Publications

Publication details [#9928]

Feltrin-Morris, Marella. 2005. No book to call one’s own: perspectives on translation and literary creation in Francesca Duranti’s The House on Moon Lake. In Delabastita, Dirk and Rainier Grutman, eds. Fictionalising translation and multilingualism. Special issue of Linguistica Antverpiensia: New Series 4: 255–263.
Publication type
Article in Special issue
Publication language
English
Source language
Target language
Person as a subject
Title as subject

Abstract

Francesca Duranti’s prize-winning novel The House on Moon Lake (La casa sul lago della luna, 1984) has been hailed by various critics as an intriguing concoction of reality and illusion. However, the story’s main dichotomy seems to be between translation as frustrated desire for possession, and original writing as more fulfilling ownership of the text.
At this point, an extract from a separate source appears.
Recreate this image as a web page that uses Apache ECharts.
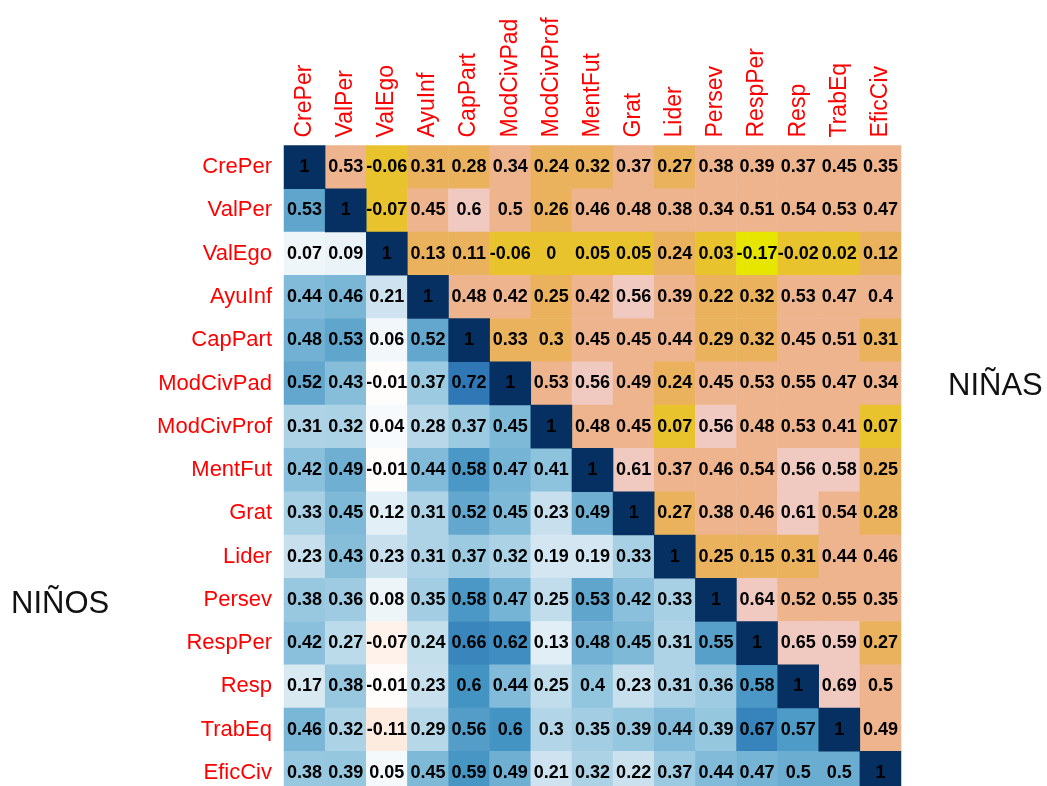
<!DOCTYPE html>
<html>
<head>
<meta charset="utf-8">
<script src="https://cdn.jsdelivr.net/npm/echarts@6/dist/echarts.min.js"></script>
<style>
  html, body { margin: 0; padding: 0; background: #ffffff; overflow: hidden; }
  #chart { width: 1047px; height: 800px; }
</style>
</head>
<body>
<div id="chart"></div>
<script>
// Variables of the correlation matrix (same order on both axes)
const variables = ['CrePer', 'ValPer', 'ValEgo', 'AyuInf', 'CapPart', 'ModCivPad', 'ModCivProf',
  'MentFut', 'Grat', 'Lider', 'Persev', 'RespPer', 'Resp', 'TrabEq', 'EficCiv'];

// Girls (upper triangle): row i holds correlations with variables i+1 .. end
const ninasRows = [
  [0.53, -0.06, 0.31, 0.28, 0.34, 0.24, 0.32, 0.37, 0.27, 0.38, 0.39, 0.37, 0.45, 0.35],
  [-0.07, 0.45, 0.6, 0.5, 0.26, 0.46, 0.48, 0.38, 0.34, 0.51, 0.54, 0.53, 0.47],
  [0.13, 0.11, -0.06, 0, 0.05, 0.05, 0.24, 0.03, -0.17, -0.02, 0.02, 0.12],
  [0.48, 0.42, 0.25, 0.42, 0.56, 0.39, 0.22, 0.32, 0.53, 0.47, 0.4],
  [0.33, 0.3, 0.45, 0.45, 0.44, 0.29, 0.32, 0.45, 0.51, 0.31],
  [0.53, 0.56, 0.49, 0.24, 0.45, 0.53, 0.55, 0.47, 0.34],
  [0.48, 0.45, 0.07, 0.56, 0.48, 0.53, 0.41, 0.07],
  [0.61, 0.37, 0.46, 0.54, 0.56, 0.58, 0.25],
  [0.27, 0.38, 0.46, 0.61, 0.54, 0.28],
  [0.25, 0.15, 0.31, 0.44, 0.46],
  [0.64, 0.52, 0.55, 0.35],
  [0.65, 0.59, 0.27],
  [0.69, 0.5],
  [0.49]
];

// Boys (lower triangle): row i holds correlations with variables 0 .. i-1
const ninosRows = [
  [],
  [0.53],
  [0.07, 0.09],
  [0.44, 0.46, 0.21],
  [0.48, 0.53, 0.06, 0.52],
  [0.52, 0.43, -0.01, 0.37, 0.72],
  [0.31, 0.32, 0.04, 0.28, 0.37, 0.45],
  [0.42, 0.49, -0.01, 0.44, 0.58, 0.47, 0.41],
  [0.33, 0.45, 0.12, 0.31, 0.52, 0.45, 0.23, 0.49],
  [0.23, 0.43, 0.23, 0.31, 0.37, 0.32, 0.19, 0.19, 0.33],
  [0.38, 0.36, 0.08, 0.35, 0.58, 0.47, 0.25, 0.53, 0.42, 0.33],
  [0.42, 0.27, -0.07, 0.24, 0.66, 0.62, 0.13, 0.48, 0.45, 0.31, 0.55],
  [0.17, 0.38, -0.01, 0.23, 0.6, 0.44, 0.25, 0.4, 0.23, 0.31, 0.36, 0.58],
  [0.46, 0.32, -0.11, 0.29, 0.56, 0.6, 0.3, 0.35, 0.39, 0.44, 0.39, 0.67, 0.57],
  [0.38, 0.39, 0.05, 0.45, 0.59, 0.49, 0.21, 0.32, 0.22, 0.37, 0.44, 0.47, 0.5, 0.5]
];

// Diagonal value
const diagonal = variables.map(() => 1);

// Group titles
const groupLabels = { upper: 'NIÑAS', lower: 'NIÑOS' };

// Binned terrain palette for the upper triangle (9 classes on [-1, 1])
const terrainBreaks = [-1, -0.778, -0.556, -0.333, -0.111, 0.11, 0.333, 0.556, 0.778, 1.001];
const terrainColors = ['#00A600', '#3EBB00', '#8BD000', '#E6E600', '#E8C32E',
  '#EBB25E', '#EDB48E', '#F0C9C0', '#F2F2F2'];

// Diverging red-blue ramp for the lower triangle and diagonal
const rdbuColors = ['#67001F', '#B2182B', '#D6604D', '#F4A582', '#FDDBC7', '#FFFFFF',
  '#D1E5F0', '#92C5DE', '#4393C3', '#2166AC', '#053061'];

const upperData = [];
ninasRows.forEach((row, i) => {
  row.forEach((v, k) => upperData.push([i + 1 + k, i, v]));
});
const lowerData = [];
ninosRows.forEach((row, i) => {
  row.forEach((v, j) => lowerData.push([j, i, v]));
});
diagonal.forEach((v, i) => lowerData.push([i, i, v]));

const font = "'Liberation Sans', Arial, sans-serif";

const cellLabel = {
  show: true,
  formatter: p => String(p.value[2]),
  color: '#000000',
  fontFamily: font,
  fontWeight: 'bold',
  fontSize: 18
};

const chart = echarts.init(document.getElementById('chart'), null, { renderer: 'canvas' });
chart.setOption({
  animation: false,
  backgroundColor: '#ffffff',
  grid: { left: 284, top: 145.5, width: 617, height: 649, containLabel: false },
  xAxis: {
    type: 'category',
    data: variables,
    position: 'top',
    axisLine: { show: false },
    axisTick: { show: false },
    splitLine: { show: false },
    axisLabel: {
      rotate: -90,
      margin: 8,
      color: '#FF0000',
      fontFamily: font,
      fontSize: 23,
      interval: 0
    }
  },
  yAxis: {
    type: 'category',
    data: variables,
    inverse: true,
    axisLine: { show: false },
    axisTick: { show: false },
    splitLine: { show: false },
    axisLabel: {
      margin: 12,
      color: '#FF0000',
      fontFamily: font,
      fontSize: 22,
      interval: 0
    }
  },
  visualMap: [
    {
      type: 'piecewise',
      show: false,
      seriesIndex: 0,
      dimension: 2,
      pieces: terrainColors.map((c, i) => ({ gte: terrainBreaks[i], lt: terrainBreaks[i + 1], color: c }))
    },
    {
      type: 'continuous',
      show: false,
      seriesIndex: 1,
      dimension: 2,
      min: -1,
      max: 1,
      inRange: { color: rdbuColors }
    }
  ],
  series: [
    {
      name: groupLabels.upper,
      type: 'heatmap',
      data: upperData,
      label: cellLabel,
      itemStyle: { borderWidth: 0 },
      emphasis: { disabled: true }
    },
    {
      name: groupLabels.lower,
      type: 'heatmap',
      data: lowerData,
      label: cellLabel,
      itemStyle: { borderWidth: 0 },
      emphasis: { disabled: true }
    }
  ],
  graphic: [
    {
      type: 'text',
      left: 948,
      top: 371,
      style: { text: groupLabels.upper, fontFamily: font, fontSize: 31, fill: '#111111' }
    },
    {
      type: 'text',
      left: 11,
      top: 589,
      style: { text: groupLabels.lower, fontFamily: font, fontSize: 31, fill: '#111111' }
    }
  ]
});
</script>
</body>
</html>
The fact that even the possession of a text on the part of its author ultimately proves to be ephemeral does not change the image of translation with which Duranti presents the reader: a mechanical transfer of words, a cowardly, unimaginative antagonist to ‘true’ literary creation. This essay examines the ways in which this portrayal is carried out in the text, and its implications in a perspective on translation that perpetuates notions of weakness and passivity as its defining characteristics.